The last time these two teams played in 2017, Scotland thumped Australia. The Scots scored eight tries, with seven of them scored after Wallabies prop Sekope Kepu was sent off for illegal contact to the head of Hamish Watson. The Wallabies scored four tries of their own.

But Scotland set their new record for margin of victory over Australia, even after losing Hogg in warmups. They did so despite big errors. Finn Russell missed touch. Tommy Seymour spilled the pill. Both mistakes led to Wallaby tries. Then, Kepu lost his head, and the rest is infamy.

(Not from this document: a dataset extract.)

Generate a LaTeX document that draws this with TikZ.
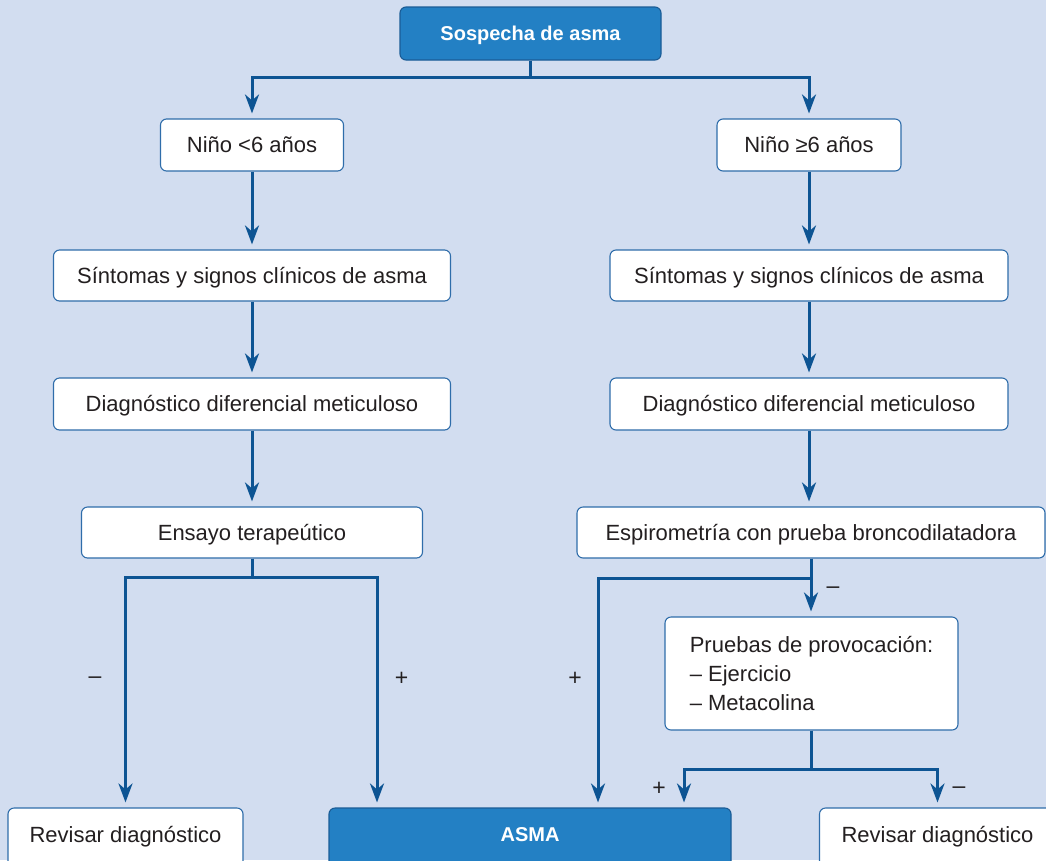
\documentclass[tikz,border=0pt]{standalone}
\usepackage{fontspec}
\setmainfont{Liberation Sans}
\usetikzlibrary{arrows.meta}
\definecolor{bg}{HTML}{D2DDF0}
\definecolor{boxblue}{HTML}{2380C4}
\definecolor{boxedge}{HTML}{1A5C96}
\definecolor{wedge}{HTML}{2F6DAA}
\definecolor{linec}{HTML}{0D5493}
\definecolor{txt}{HTML}{231F20}
\begin{document}
\begin{tikzpicture}[x=1pt,y=-1pt,
  basebox/.style={rounded corners=6pt, inner sep=0pt},
  wbox/.style={basebox, draw=wedge, line width=1.1pt, fill=white, text=txt,
    font=\fontsize{22}{29}\selectfont, text height=15.75pt, text depth=0pt},
  wlow/.style={basebox, draw=wedge, line width=1.1pt, fill=white, text=txt,
    font=\fontsize{22}{29}\selectfont, anchor=base, text height=34pt, text depth=30pt},
  bbox/.style={basebox, draw=boxedge, line width=1.1pt, fill=boxblue, text=white,
    font=\fontsize{20}{24}\selectfont\bfseries, text height=14.3pt, text depth=0pt},
  blow/.style={basebox, draw=boxedge, line width=1.1pt, fill=boxblue, text=white,
    font=\fontsize{20}{24}\selectfont\bfseries, anchor=base, text height=33pt, text depth=30pt},
  conn/.style={draw=linec, line width=3pt, line join=miter,
    -{Stealth[length=19pt,width=14pt,inset=6pt]}, shorten >=5pt},
  lbl/.style={font=\fontsize{23}{26}\selectfont, text=txt, anchor=base, inner sep=0pt}]
\fill[bg] (0,0) rectangle (1046,860);
\useasboundingbox (0,0) rectangle (1046,860);

% nodes
\node[bbox, minimum width=261pt, minimum height=53pt] (top) at (530.5,33.5) {Sospecha de asma};
\node[wbox, minimum width=183pt, minimum height=52pt] (n1) at (252,145) {Niño <6 años};
\node[wbox, minimum width=184pt, minimum height=52pt] (n2) at (809,145) {Niño ≥6 años};
\node[wbox, minimum width=397pt, minimum height=51pt] (s1) at (252,275.5) {Síntomas y signos clínicos de asma};
\node[wbox, minimum width=398pt, minimum height=51pt] (s2) at (809,275.5) {Síntomas y signos clínicos de asma};
\node[wbox, minimum width=397pt, minimum height=52pt] (d1) at (252,404) {Diagnóstico diferencial meticuloso};
\node[wbox, minimum width=398pt, minimum height=52pt] (d2) at (809,404) {Diagnóstico diferencial meticuloso};
\node[wbox, minimum width=341pt, minimum height=51pt] (e1) at (252,532.5) {Ensayo terapeútico};
\node[wbox, minimum width=468pt, minimum height=51pt] (e2) at (811,532.5) {Espirometría con prueba broncodilatadora};
\node[basebox, draw=wedge, line width=1.1pt, fill=white, text=txt,
  font=\fontsize{22}{29}\selectfont, align=left,
  minimum width=293pt, minimum height=113pt] (p) at (811.5,673.5)
  {Pruebas de provocación:\\– Ejercicio\\– Metacolina};
\node[wlow, minimum width=235pt] (r1) at (125.5,842) {Revisar diagnóstico};
\node[blow, minimum width=402pt] (asma) at (530,841) {ASMA};
\node[wlow, minimum width=236pt] (r2) at (937.5,842) {Revisar diagnóstico};

% connectors
\draw[conn] (top.south) -- ++(0,17) -| (n1.north);
\draw[conn] (top.south) -- ++(0,17) -| (n2.north);
\draw[conn] (n1.south) -- (s1.north);
\draw[conn] (n2.south) -- (s2.north);
\draw[conn] (s1.south) -- (d1.north);
\draw[conn] (s2.south) -- (d2.north);
\draw[conn] (d1.south) -- (e1.north);
\draw[conn] (d2.south) -- (d2.south |- e2.north);
\draw[conn] (e1.south) -- ++(0,19) -| (r1.north);
\draw[conn] (e1.south) -- ++(0,19) -| ([xshift=-153pt]asma.north);
\draw[conn] (e2.south) -- ++(0,20) -| ([xshift=68pt]asma.north);
\draw[conn] (e2.south) -- (e2.south |- p.north);
\draw[conn] (p.south) -- ++(0,39) -| ([xshift=154pt]asma.north);
\draw[conn] (p.south) -- ++(0,39) -| (r2.north);

% labels
\node[lbl] (m1) at (95,683) {–};
\node[lbl] (p1) at (401.5,685) {+};
\node[lbl] (p2) at (575,685) {+};
\node[lbl] (m2) at (833,593) {–};
\node[lbl] (p3) at (659,795) {+};
\node[lbl] (m3) at (959,793) {–};
\end{tikzpicture}
\end{document}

Who played for the Wallabies on that dark day? Beale, Koroibete, Kuridrani, Kerevi, Hodge, Foley, Genia, Sio, Moore, Kepu, Simmons, Enever, McCalman, Hooper, and McMahon. Off the bench came Polota-Nau, Faulkner, Tupou, Tui, Timani, Phipps, Hunt, and Speight.

What’s striking is how few of those men will take the field this weekend for Australia. The spine of Scotland is still in place: Hogg and Russell and Price and Gray and Fagerson and Watson. But only Hooper and possibly Beale remain from the 2017 shellacking.

This is Dave Rennie’s team.

My suspicion is Scotland will once again not be able to hold the Wallabies under four tries. So, the question is if the Wallabies can put the clamp on Gregor Townsend’s multiangled attack, led by his three playmaking Lions. Townsend’s Scotland has not lost to Australia yet: in addition to the Edinburgh massacre, the Wallabies lost to Scotland in Sydney.

But the Wallabies will be the favourites to win a close one. Perhaps like in their first ever Test, it will come down to a late kick.